W Turcji nie wszyscy zawodnicy uniknęli kontuzji, ale obyło się bez poważniejszych urazów. Każdy z piłkarzy solidnie więc przepracował ten czas.

– Gdyby nie drobne urazy naszych młodzieżowców, czyli Dominika Steczyka, Remika Borkały i Tymka Klupsia, to sądzę, że bylibyśmy w pełni zadowoleni z tego okresu przygotowawczego. Wprowadziliśmy pewne modyfikacje, ale ogólnie pracowaliśmy według sprawdzonych wzorców. Zrealizowaliśmy wszystkie nasze założenia i oprócz wymienionej trójki wszyscy są zdrowi. Liczę jednak, że do pierwszego meczu ten stan osobowy się poprawi i będziemy dysponować wszystkimi zawodnikami na inaugurację rundy wiosennej – analizuje Waldemar Fornalik, który ze spokojem oczekuje na wznowienie rozgrywek.

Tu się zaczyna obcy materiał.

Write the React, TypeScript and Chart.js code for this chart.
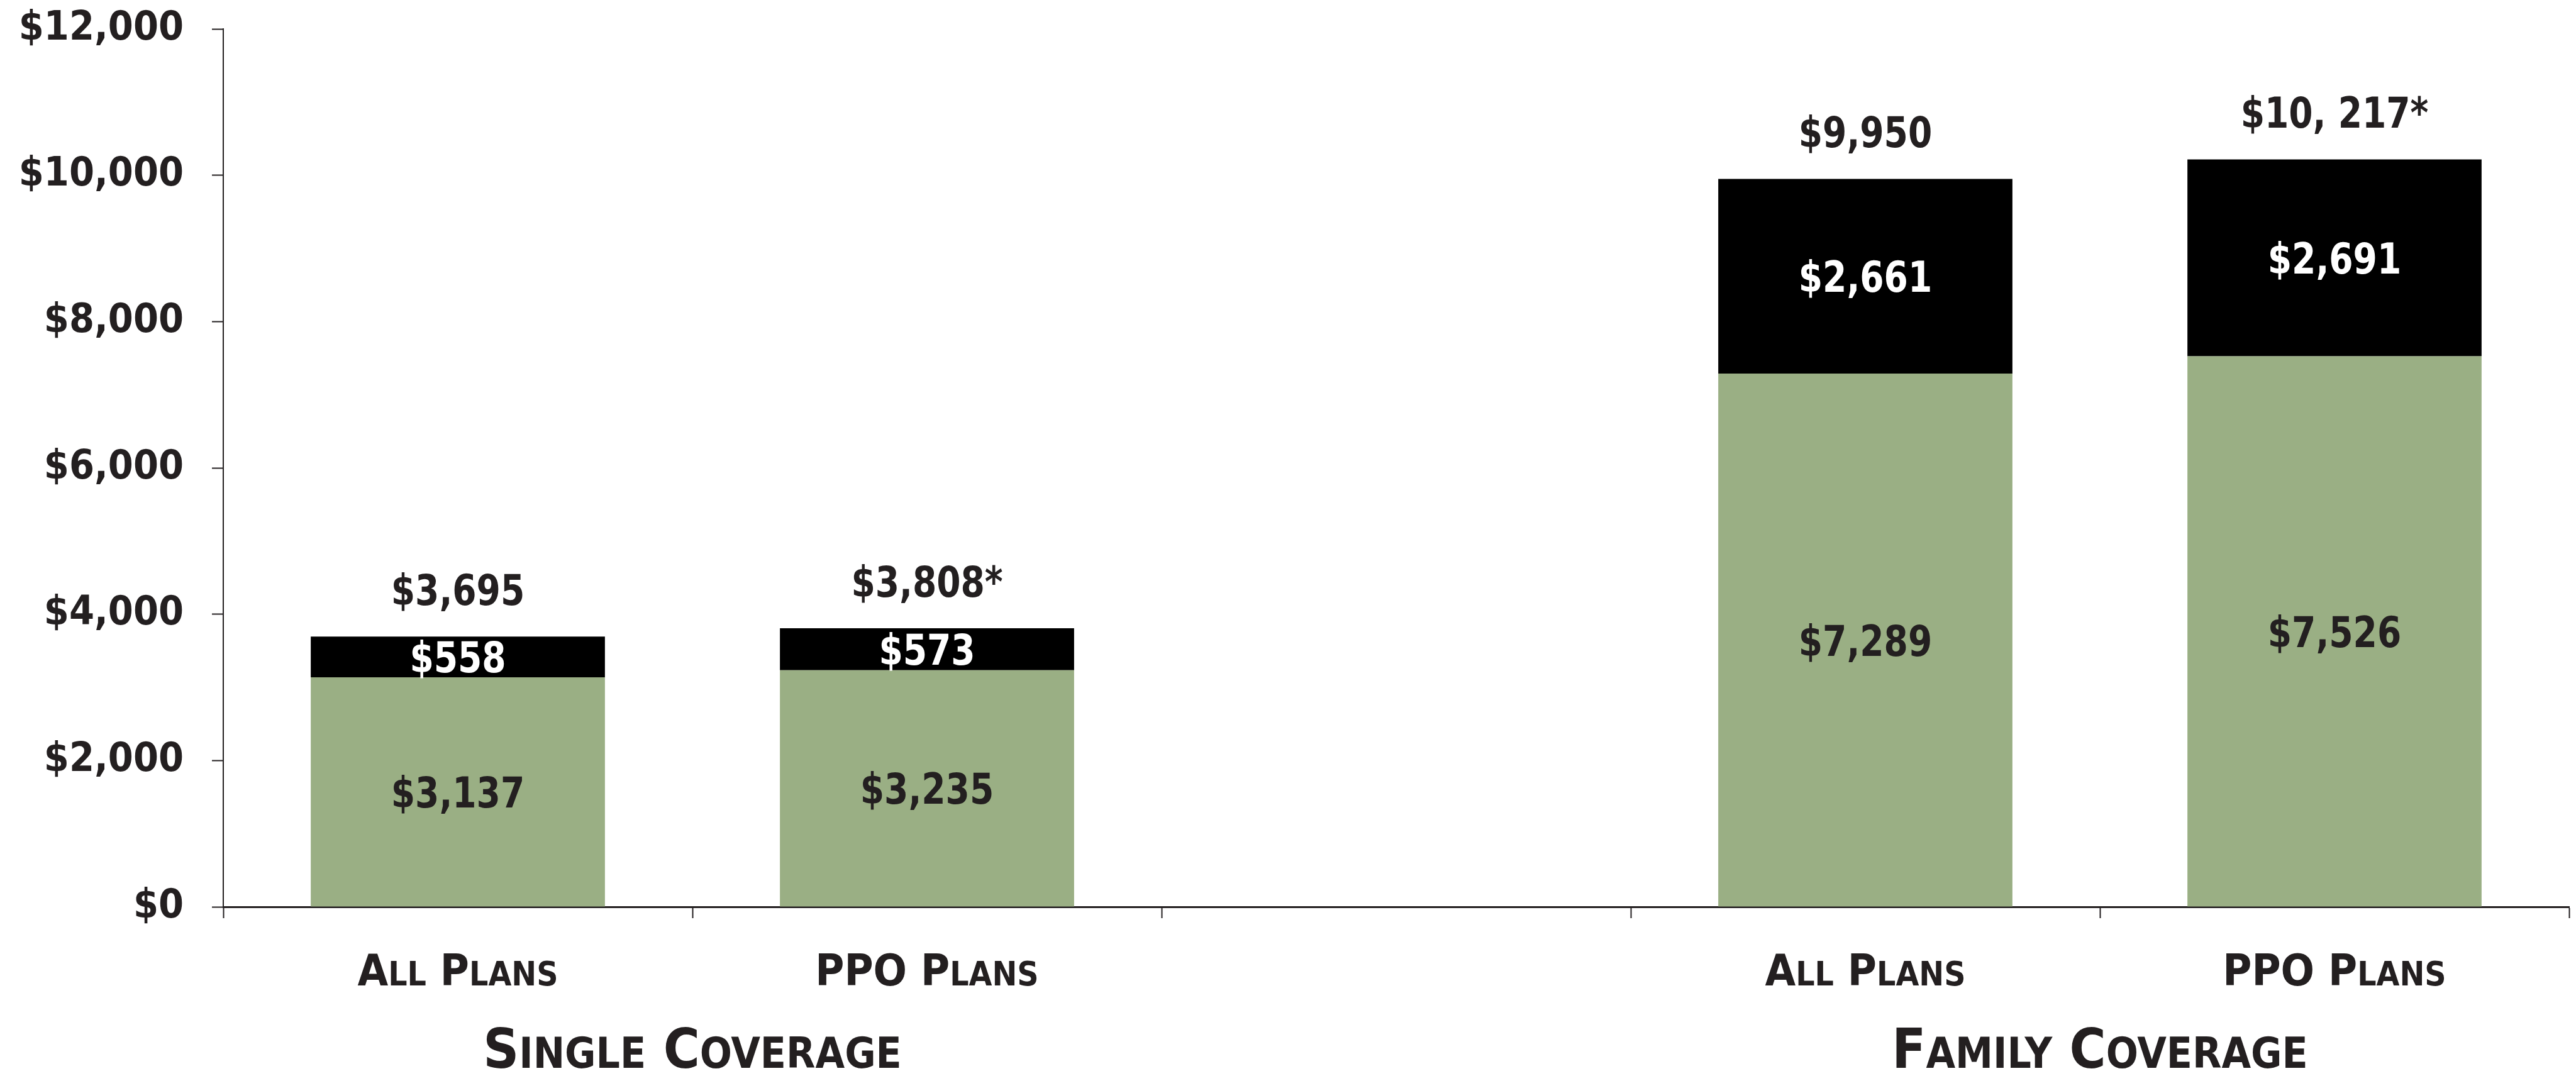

– Nie wyobrażam sobie, aby po wykonanej pracy oraz rozegranych sparingach, miało być inaczej – stwierdza trener.

Drużyna do zajęć powróci we wtorek. Wtedy rozpocznie się mikrocykl przygotowawczy do inaugurującego ten rok meczu o punkty

– W związku z tym, że gramy dopiero w niedzielę, to w klubie spotykamy się  we wtorek. Na poniedziałek zawodnicy dostaną indywidualne wytyczne, aby mogli spędzić więcej czasu z rodzinami i jednocześnie przygotować się do treningów w klubie – zdradza Fornalik.

Gerard Badia jeszcze przekonany, że Piast dobrze rozpocznie ten rok, ale liczy że więcej kibiców będzie dopingować jemu i jego kolegom.

–  Mam nadzieję, że kibice licznie pojawią się na stadionie. Chcielibyśmy żeby przyszło ich więcej niż w pierwszej rundzie. Zastanawiamy się, co my jako zawodnicy możemy zrobić więcej, aby przyszli nas wspierać. Chciałbym, żeby w drugiej części sezonu frekwencja była dużo lepsza –  stwierdza Katalończyk.

Mecz z Zagłębiem  Lubin rozpocznie się w niedzielę o godzinie 15:00.